Well, boardgamers, I think that with A Feast for Odin we have finally achieved Peak Uwe.
Uwe Rosenberg is one of the most acclaimed designers in this golden era of cardboard, the man behind Caverna (ranked #10 on BGG’s global rankings, which skew towards longer and more complex games), Agricola (#14), Le Havre (#30), Patchwork (#45), Fields of Arle (#53), and Ora et Labora (#77). A Feast for Odin, itself ranked #38 on that list, is his latest title of long, intricate engine-building games that take the general feel of Agricola and make it fussier and more involved. Agricola grew on me with repeated plays, thanks in part to the incredible app version of the game, but at heart the rules of that game are pretty simple; you have a lot of choices to make and several factors to manage, but what you’re asked to do isn’t that difficult. Le Havre and Caverna increased the complexity in different ways, but A Feast for Odin is over the top, turning a boardgame into real work, both in managing the accounting and in figuring out what you want to do.

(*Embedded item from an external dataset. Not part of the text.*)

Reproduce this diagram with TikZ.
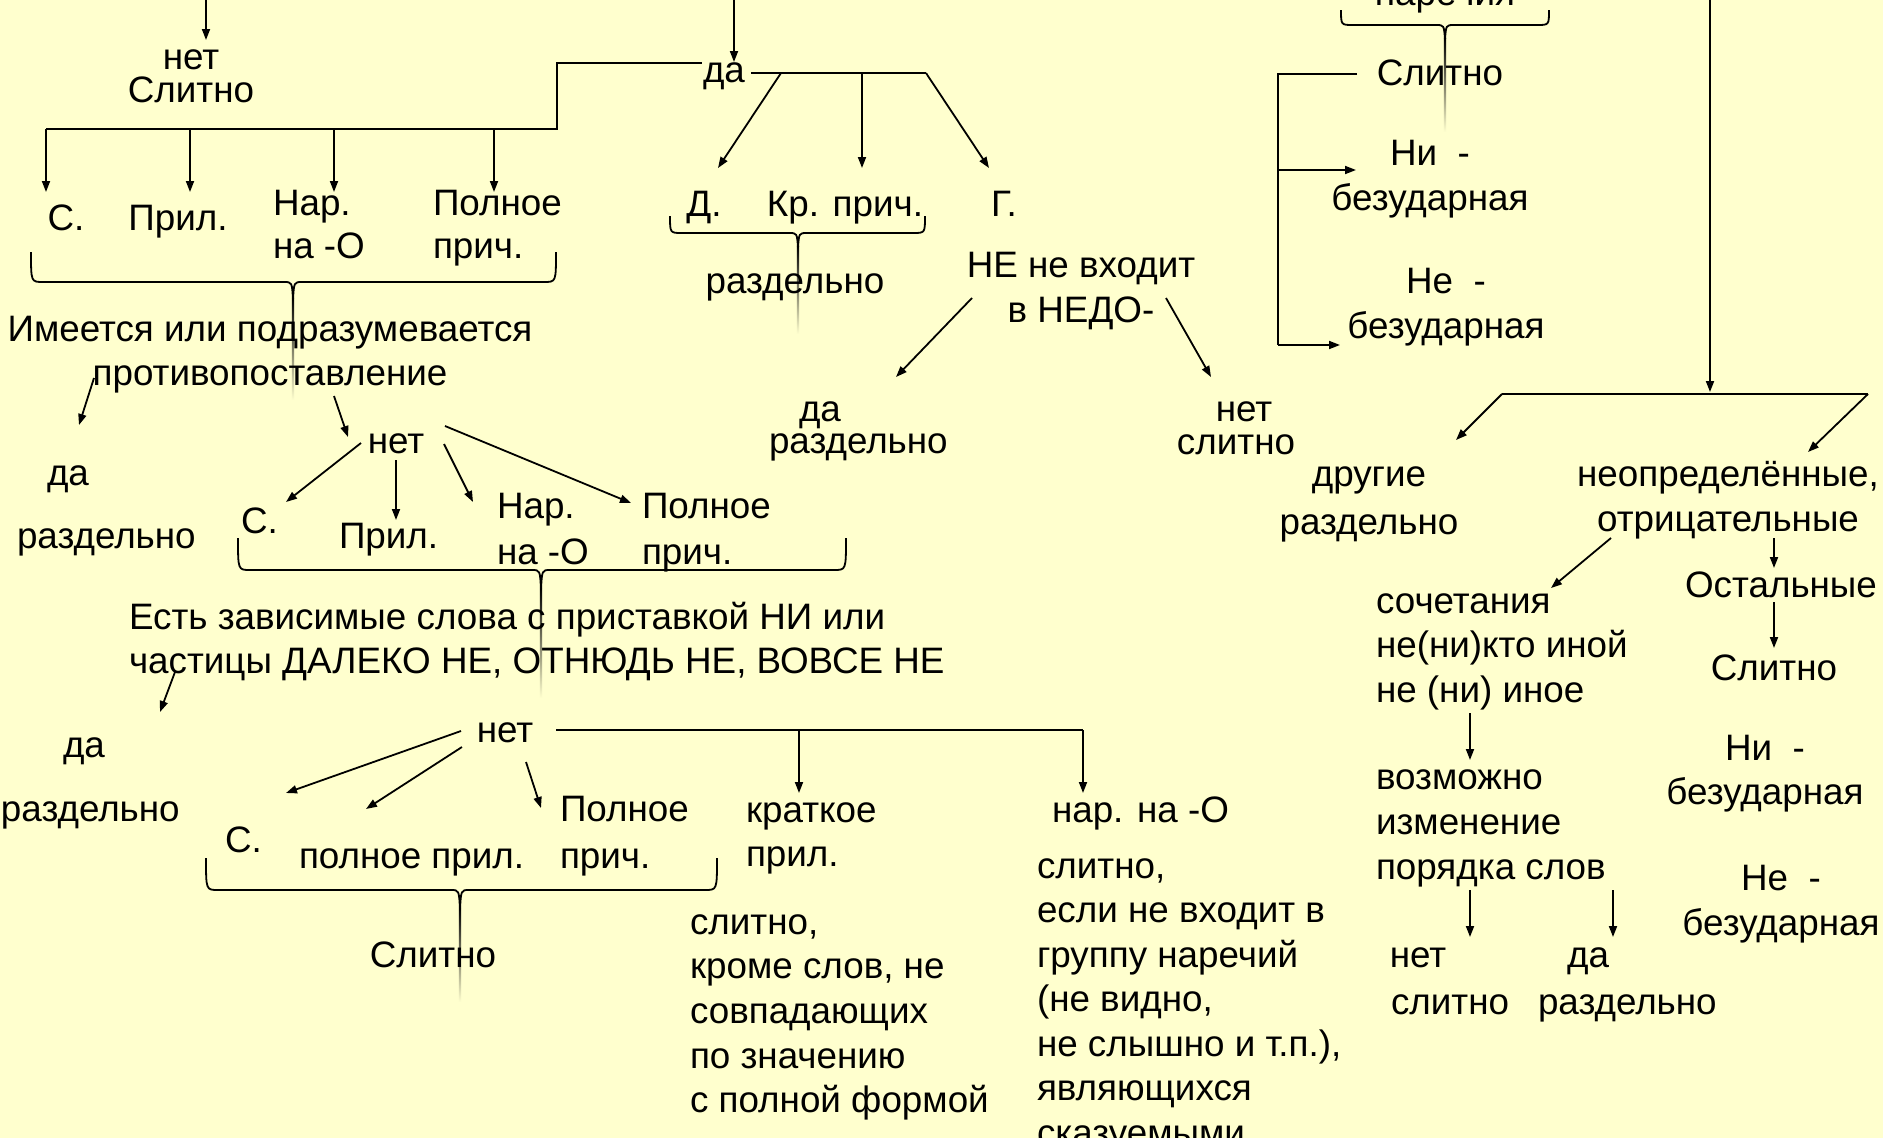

As the name implies, we’re talking vikings now, and apparently vikings were big-time farmers. A Feast for Odin has, I believe, 36 different resource types, four of which are used like currencies with the remainder used as crops or food or for scoring. Each player starts with a player board that is covered with tiny squares, some of which are blank, some are worth -1 (yes, negative) point if uncovered at game-end, some of which can award you a bonus resource, and some of which, those on the x=y diagonal, represent potential income for you in each round. You take green and blue resources and place them on your board to cover as many squares as you can; there are eight different shapes, so you’re playing a little light Tetris (or Patchwork) and trying to cover the board as efficiently as you can. If you cover everything below and to the left of a specific income square, then that’s your new income, from 0 coins to +18 coins, with the potential for even more if you expand to other islands … but we’re going to just set that aside for the moment. There are also a handful of higher-value, unusually-shaped special items that cover lots of squares but which you can only get via a couple of actions you’ll reach later in the game, if at all.
You also have to feed the multitudes at the end of each round, and while it’s not as difficult as in Agricola or Le Havre, you still have to pay attention to it. There’s a “banquet” track on your board, and you have to have orange and red food tokens to fill the track, but can’t have two tokens of the same color touching each other – there are a lot of placement rules like that, one of the game’s worst features – and can use silver coins instead of food if you don’t have enough.
AFfO takes place over seven rounds, and in every round, each player uses his/her viking meeples to claim action spaces on the shared action board – which has, no shit, 61 different options for players on each turn. The action board has four columns, and each column as you move to the right requires more meeples to use it, so it’s one meeple in the first column and four in the fourth one. You can use actions to upgrade resources, to ‘harvest’, to buy and sell, to collect wood/stone/ore/silver from the mountains, to buy boats, to go raiding, to go pillaging, to hunt game, to go whaling, to plunder (whom, they don’t say), to add occupation cards that give you more benefits, to add islands, to build sheds or additional houses, and so on.
Needless to say, I wasn’t a fan of AFfO – it’s the fussier Le Havre, if that’s even possible, with more rules and more things to track, and a whole lot of “why can’t I do X?” or “how can I get this resource I need?” I’m sure it’s balanced, because Uwe is certainly a smart and careful designer and his games always ‘work’ in that sense. But I also don’t know who the target audience is for this game, which retails for $90+, weighs 7 pounds, and will probably take 90-120 minutes for 3-4 experienced players. (It plays with two and there’s a solo mode, but I haven’t tried either.) If you love Uwe’s games, and the whole idea of games that require obsession to detail with long-term planning and short-term demands, sure, this is probably right up your alley. I think it’s beyond the pale.